The S&P/TSX Composite Index was down 17 points in early afternoon trading on Monday, July 17. Meanwhile, the S&P/TSX Capped Financial Index was enjoying slight gains during the same trading session. Today, I want to compare Canadian bank stocks to financial technology (fintech) stocks in the first half of the 2023 summer season. Which is the better buy right now? Let’s dive in.
What is the difference between bank stocks and fintech stocks?
Canadian bank stocks should not require an introduction for the average Canadian investor. The Big Six banks have set themselves apart as stand outs on the global stage, especially after these institutions impressively weathered the 2007-2008 financial crisis and the Great Recession. However, banks did see a challenge in the previous decade from fintech.
Fintech has sought to simplify and modernize transactions for consumers. Banks were lagging fintech companies in the late 2000s and early 2010s in the digital banking space. However, these institutions soon recognized this gap and made substantial investments in their digital platforms. That does not mean there aren’t good reasons to snatch up top fintech stocks this summer.
Here is one fintech stock with nice growth potential to watch in 2023
Payfare (TSX:PAY) is a Toronto-based financial technology company that provides instant payout and digital banking solutions to gig economy workers in North America. Shares of this fintech stock have jumped 20% month over month at the time of this writing. The stock has surged 41% so far in 2023.
This company released its first-quarter (Q1) fiscal 2023 earnings on May 10. Payfare delivered revenue growth of 76% to $42.3 million. The company reported 1.12 million active users at the end of Q1 — up 62% compared to the active user count at the end of Q1 2022. Moreover, adjusted net income rose to $3.45 million compared to a loss of just under $1 million in the previous year.
Payfare boasts an immaculate balance sheet. Better yet, the company has climbed into profitability. This is a fintech stock that can deliver strong growth going forward.
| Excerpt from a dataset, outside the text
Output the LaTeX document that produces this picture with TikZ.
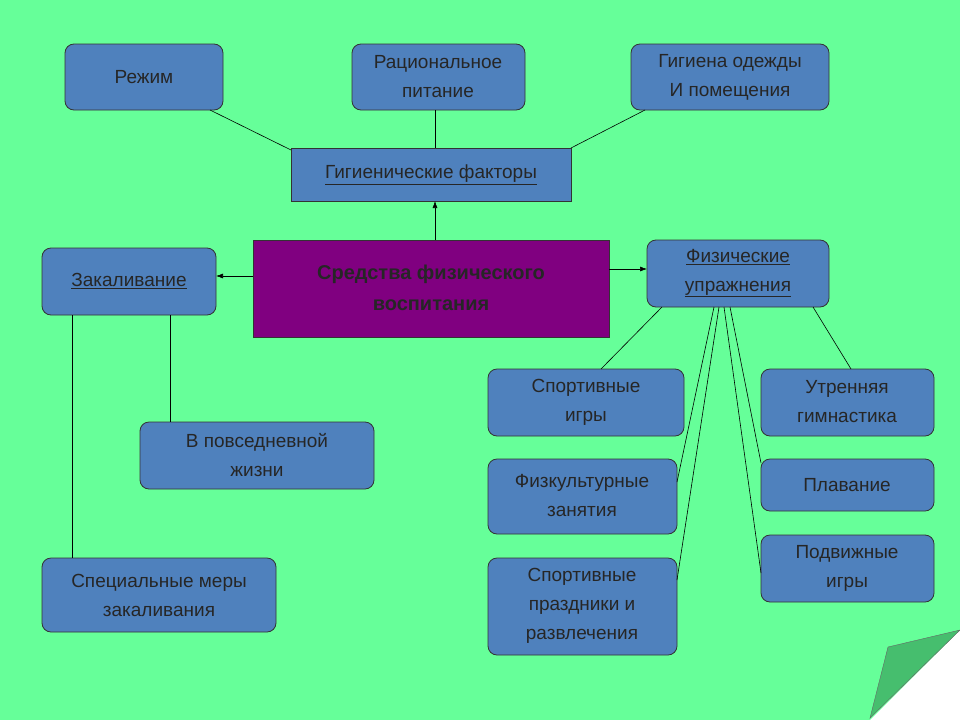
\documentclass[tikz,border=0pt]{standalone}
\usepackage{fontspec}
\setmainfont{Liberation Sans}
\usetikzlibrary{arrows.meta}
\definecolor{bg}{RGB}{102,255,153}
\definecolor{boxc}{RGB}{79,129,189}
\definecolor{purp}{RGB}{128,0,128}
\definecolor{fold}{RGB}{70,190,110}
\tikzset{
 rbox/.style={draw=black!80,fill=boxc,rounded corners=9pt,line width=0.8pt},
 sbox/.style={draw=black!80,fill=boxc,line width=0.8pt},
 lbl/.style={align=center,font=\fontsize{19}{29}\selectfont,text=black!85},
 con/.style={draw=black,line width=0.6pt},
 arr/.style={con,-{Latex[length=7pt,width=5pt]}}
}
\begin{document}
\begin{tikzpicture}[x=1pt,y=-1pt]
\fill[bg] (0,0) rectangle (960,720);
\useasboundingbox (0,0) rectangle (960,720);
\fill[white] (960,630) -- (870,720) -- (960,720) -- cycle;
\fill[fold,draw=black!60,line width=0.4pt] (960,630) -- (888,647) -- (870,718) -- cycle;
% boxes
\draw[rbox] (65,44) rectangle (223,110);
\node[lbl] (rej) at (144,77) {Режим};
\draw[rbox] (352,44) rectangle (525,110);
\node[lbl] (rac) at (438,77) {Рациональное\\питание};
\draw[rbox] (631,44) rectangle (829,110);
\node[lbl] (gig) at (730,77) {Гигиена одежды\\И помещения};
\draw[sbox] (291,148) rectangle (571,201);
\node[lbl] (gf) at (431,175) {\underline{Гигиенические факторы}};
\draw[draw=black!80,fill=purp,line width=0.8pt] (253,240) rectangle (609,337);
\node[lbl,font=\bfseries\fontsize{20}{31}\selectfont] (c) at (431,288) {Средства физического\\воспитания};
\draw[rbox] (42,248) rectangle (216,315);
\node[lbl] (zak) at (129,281) {\underline{Закаливание}};
\draw[rbox] (647,240) rectangle (829,307);
\node[lbl] (fu) at (738,273) {\underline{Физические}\\\underline{упражнения}};
\draw[rbox] (488,369) rectangle (684,436);
\node[lbl] (si) at (586,402) {Спортивные\\игры};
\draw[rbox] (488,459) rectangle (677,534);
\node[lbl] (fz) at (582,496) {Физкультурные\\занятия};
\draw[rbox] (488,558) rectangle (677,655);
\node[lbl] (sp) at (582,606) {Спортивные\\праздники и\\развлечения};
\draw[rbox] (761,369) rectangle (934,436);
\node[lbl] (ug) at (847,402) {Утренняя\\гимнастика};
\draw[rbox] (761,459) rectangle (934,511);
\node[lbl] (pl) at (847,485) {Плавание};
\draw[rbox] (761,535) rectangle (934,602);
\node[lbl] (pi) at (847,568) {Подвижные\\игры};
\draw[rbox] (140,422) rectangle (374,489);
\node[lbl] (vp) at (257,455) {В повседневной\\жизни};
\draw[rbox] (42,558) rectangle (276,632);
\node[lbl] (sm) at (159,595) {Специальные меры\\закаливания};
% connectors
\coordinate (a1) at (210,110); \coordinate (a2) at (291,150);
\draw[con] (a1) -- (a2);
\coordinate (b1) at (435,110); \coordinate (b2) at (435,148);
\draw[con] (b1) -- (b2);
\coordinate (g1) at (645,110); \coordinate (g2) at (571,148);
\draw[con] (g1) -- (g2);
\coordinate (c1) at (435,240); \coordinate (c2) at (435,201);
\draw[arr] (c1) -- (c2);
\coordinate (c3) at (253,276); \coordinate (c4) at (216,276);
\draw[arr] (c3) -- (c4);
\coordinate (c5) at (609,269); \coordinate (c6) at (647,269);
\draw[arr] (c5) -- (c6);
\coordinate (z1) at (72,315); \coordinate (z2) at (72,558);
\draw[con] (z1) -- (z2);
\coordinate (z3) at (170,315); \coordinate (z4) at (170,422);
\draw[con] (z3) -- (z4);
\coordinate (f1) at (662,307); \coordinate (f2) at (601,369);
\draw[con] (f1) -- (f2);
\coordinate (f3) at (813,307); \coordinate (f4) at (851,369);
\draw[con] (f3) -- (f4);
\coordinate (f5) at (714,307); \coordinate (f6) at (677,482);
\draw[con] (f5) -- (f6);
\coordinate (f7) at (719,307); \coordinate (f8) at (677,580);
\draw[con] (f7) -- (f8);
\coordinate (f9) at (730,307); \coordinate (f10) at (761,463);
\draw[con] (f9) -- (f10);
\coordinate (f11) at (724,307); \coordinate (f12) at (761,573);
\draw[con] (f11) -- (f12);
\end{tikzpicture}
\end{document}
This top bank stock is still undervalued with a great dividend
Scotiabank (TSX:BNS) is one of the Big Six Canadian banks. It is often called “The International Bank,” as it boasts a large global footprint, particularly in Latin America. This bank stock has dipped 1.7% over the past month. Its shares have increased marginally in the year-to-date period. Investors can see its recent performance with the interactive price chart below.
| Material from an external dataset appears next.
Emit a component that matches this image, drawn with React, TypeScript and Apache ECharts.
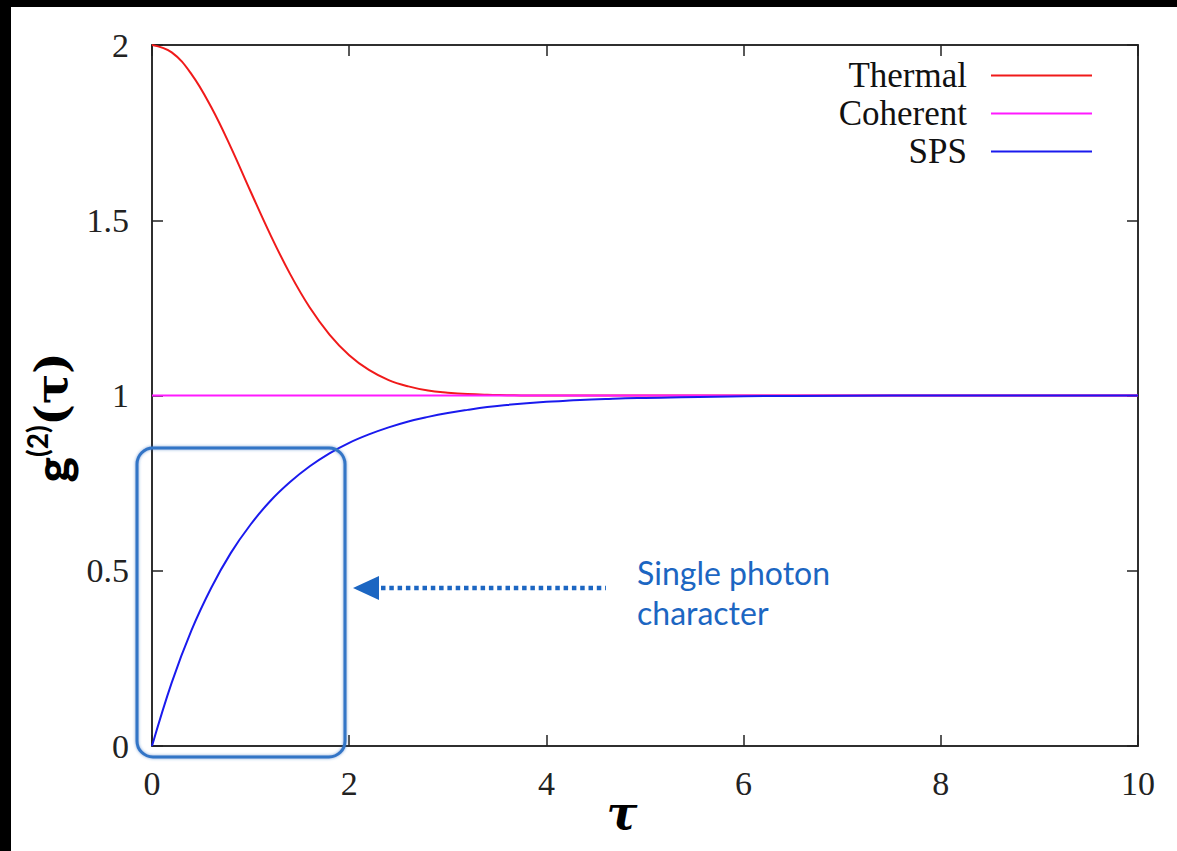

Investors got to see the bank’s Q2 fiscal 2023 earnings on May 24. Scotiabank reported adjusted net income of $2.17 billion, or $1.70 per share — down from $2.76 billion, or $2.18 per share, in the previous year. Meanwhile, total revenue slipped marginally to $7.92 billion.
Shares of this bank stock currently possess a favourable price-to-earnings ratio of 9.7. Moreover, Scotiabank offers a quarterly dividend of $1.06 per share. That represents a tasty 6.4% yield.
The verdict
Canadian bank stocks are profit machines that provide a nice balance of capital growth and income for investors. However, Payfare is a fintech stock that is worth snatching up for investors who are hungry for a shot at serious growth in the 2020s. That said, I’m sticking with Scotiabank’s value and very strong dividend at the time of this writing.